The Federal High Court, Abuja has been urged to compel the Code of Conduct Bureau (CCB) to produce to the court the Certified True Copies of the asset declaration form of the Chairman of the Independent National Electoral Commission (INEC), Professor Mahmoud Yakubu, and his unmarried adult children in the custody of the Bureau.
An ex-parte motion numbered, FHC/ABJ/CS/33/2021 filled by Hon. Emmanuel Agonsi, through his counsel, Barrister E. C. Muokwudo, prayed the court to direct the CCB to produce the asset declaration form of Prof. Yakubu for the period of 2007 to 2012 and 2015 to 2020.
The ex-parte motion has the CCB and INEC as first and second respondents.
On December 20, 2020, the plaintiff had written the CCB seeking information on the asset declaration form of the INEC Chairman.

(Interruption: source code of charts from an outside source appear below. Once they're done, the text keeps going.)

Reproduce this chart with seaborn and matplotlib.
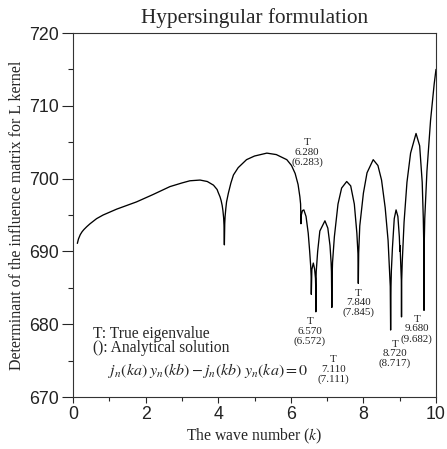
import matplotlib
matplotlib.use("Agg")
import matplotlib.pyplot as plt
import seaborn as sns
import pandas as pd
from matplotlib.ticker import MultipleLocator

# Data
wave_number = [
    0.12, 0.15, 0.2, 0.25, 0.3, 0.38, 0.47, 0.65, 0.83, 1.2, 1.75, 2.2, 2.67, 3.0, 3.22, 3.5, 3.7,
    3.87, 3.97, 4.0, 4.05, 4.08, 4.11, 4.13, 4.15, 4.16, 4.17, 4.18, 4.19, 4.21, 4.23, 4.25, 4.28,
    4.35, 4.42, 4.55, 4.78, 5.0, 5.34, 5.6, 5.89, 6.02, 6.12, 6.2, 6.25, 6.27, 6.28, 6.29, 6.32, 6.36,
    6.42, 6.48, 6.52, 6.55, 6.56, 6.565, 6.575, 6.58, 6.62, 6.655, 6.68, 6.685, 6.69, 6.695, 6.70,
    6.74, 6.8, 6.94, 7.02, 7.08, 7.11, 7.12, 7.13, 7.14, 7.15, 7.2, 7.3, 7.4, 7.54, 7.65, 7.75,
    7.82, 7.85, 7.855, 7.86, 7.865, 7.87, 7.9, 8.0, 8.1, 8.27, 8.4, 8.5, 8.6, 8.68, 8.72, 8.74, 8.75,
    8.76, 8.77, 8.8, 8.85, 8.90, 8.95, 8.99, 9.0, 9.005, 9.01, 9.03, 9.045, 9.05, 9.055, 9.07, 9.12,
    9.2, 9.3, 9.45, 9.55, 9.62, 9.65, 9.665, 9.67, 9.675, 9.69, 9.75, 9.85, 9.95, 10.0,
]
determinant = [
    691.1, 691.7, 692.3, 692.7, 693.0, 693.4, 693.8, 694.5, 695.0, 695.8, 696.8, 697.8, 698.9, 699.4, 699.7, 699.8, 699.6,
    699.1, 698.5, 698.1, 697.5, 697.0, 696.3, 695.6, 694.6, 693.6, 690.9, 693.8, 694.8, 695.9, 696.8, 697.3, 698.0,
    699.4, 700.5, 701.5, 702.6, 703.1, 703.5, 703.3, 702.6, 701.8, 700.7, 699.2, 697.5, 696.5, 693.8, 695.0, 695.6, 695.7,
    694.8, 692.5, 690.0, 687.8, 686.6, 684.1, 686.6, 687.5, 688.4, 687.6, 686.3, 685.4, 681.7, 685.8, 687.2,
    690.0, 692.8, 694.2, 693.2, 690.8, 688.5, 687.2, 682.3, 686.8, 688.5, 692.0, 696.5, 698.7, 699.6, 699.0, 696.5,
    692.5, 689.7, 688.4, 685.6, 688.6, 689.8, 693.5, 698.0, 700.8, 702.6, 701.8, 699.8, 696.0, 691.5, 687.5, 685.2, 679.2,
    685.2, 687.3, 690.5, 694.5, 695.7, 694.8, 692.0, 690.6, 690.0, 690.8, 688.0, 686.0, 681.0, 686.0, 688.5, 694.0,
    699.5, 703.5, 706.2, 704.5, 699.5, 694.5, 690.5, 681.9, 690.8, 694.5, 701.0, 708.0, 713.0, 715.0,
]

label_k = [6.45, 6.53, 7.17, 7.86, 8.87, 9.47]
label_v = [703.6, 679.0, 673.8, 682.9, 675.9, 679.3]
true_vals = ["6.280", "6.570", "7.110", "7.840", "8.720", "9.680"]
analytic_vals = ["6.283", "6.572", "7.111", "7.845", "8.717", "9.682"]

df = pd.DataFrame({"k": wave_number, "det": determinant})

sns.set_style("ticks")
plt.rcParams["font.family"] = ["Liberation Serif", "DejaVu Serif"]
plt.rcParams["mathtext.fontset"] = "stix"

fig = plt.figure(figsize=(4.47, 4.49), dpi=100)
ax = fig.add_axes([73 / 447, 1 - 397 / 449, (436 - 73) / 447, (397 - 33) / 449])

sns.lineplot(data=df, x="k", y="det", ax=ax, sort=False, estimator=None,
             color="black", linewidth=0.95)

ax.set_xlim(0, 10)
ax.set_ylim(670, 720)
ax.xaxis.set_major_locator(MultipleLocator(2))
ax.xaxis.set_minor_locator(MultipleLocator(1))
ax.yaxis.set_major_locator(MultipleLocator(10))
ax.yaxis.set_minor_locator(MultipleLocator(5))
ax.tick_params(axis="y", which="major", direction="out", length=8, width=0.8, pad=2)
ax.tick_params(axis="y", which="minor", direction="out", length=3.8, width=0.8)
ax.tick_params(axis="x", which="major", direction="out", length=4.5, width=0.8, pad=2)
ax.tick_params(axis="x", which="minor", direction="out", length=2.8, width=0.8)
for lab in ax.get_xticklabels() + ax.get_yticklabels():
    lab.set_fontfamily("Liberation Sans")
    lab.set_fontsize(12.8)
    lab.set_color("#222222")
for sp in ax.spines.values():
    sp.set_linewidth(0.8)
    sp.set_color("#333333")

ax.set_xlabel("The wave number ($k$)", fontsize=11.3, labelpad=3)
ax.set_ylabel("Determinant of the influence matrix for L kernel", fontsize=11.5, labelpad=3)
ax.set_title("Hypersingular formulation", fontsize=15.3, pad=7)

for x, y, t, a in zip(label_k, label_v, true_vals, analytic_vals):
    ax.text(x, y, f"T\n{t}\n({a})", ha="center", va="center", fontsize=7.9,
            linespacing=1.08, color="#222222")

ax.text(0.56, 678.7, "T: True eigenvalue", fontsize=11.2, va="center", ha="left")
ax.text(0.56, 676.7, "(): Analytical solution", fontsize=11.2, va="center", ha="left")
ax.text(0.97, 673.7, r"$j_n(ka)\;y_n(kb) - j_n(kb)\;y_n(ka) = 0$", fontsize=11.5,
        va="center", ha="left")

fig.savefig("out.png", dpi=100)
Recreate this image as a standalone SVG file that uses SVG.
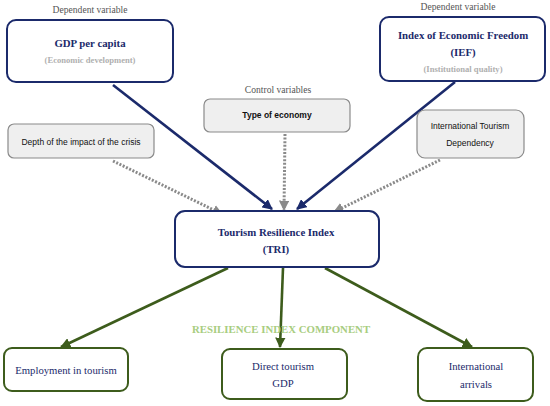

The letter acknowledged by the Office of the Chairman of the CCB, reads, “I am the promoter of Public Officer Integrity and Accountability Forum with the aim of fighting corruption and allied vices among public officers in Nigeria. Accordingly, pursuant to Section 1 of the Freedom of Information Act, Laws of the Federation of Nigeria 2011 and based on the information and records of Asset Declaration Forms of public officers, including Prof. Mahmoud Yakubu, the Chairman of the Independent National Electoral Commission (INEC) and his unmarried adult children kept by the Code of Conduct Bureau (CCB)”.
Some of the assets the plaintiff is praying the court to declare open are details of asset declaration made by Prof. Yakubu when he held office as TETFUND Executive Secretary between 2007 to 2012 and as INEC chairman between 2015 to 2020.
He is also asking the court to order the CCB to furnish him with information about all the properties, assets and liabilities of his unmarried adult children submitted to the CCB for the period covered.
The plaintiff prayed the court for a declaration that the 1st respondent (CCB) has a statutory and public duty to furnish the applicant with information and details concerning the 2nd respondent (Prof. Yakubu) as contained in the applicant’s letter dated December 17, 2020.
He also prayed the court to declare that the refusal or failure of CCB to respond to, or comply with the applicant’s request as contained in his letter dated December 17, 2020 constitutes a refusal/failure of the CCB statutory and/or public duty to the applicant and therefore unlawful, illegal, abuse of power, abuse of discretion and ultra vires.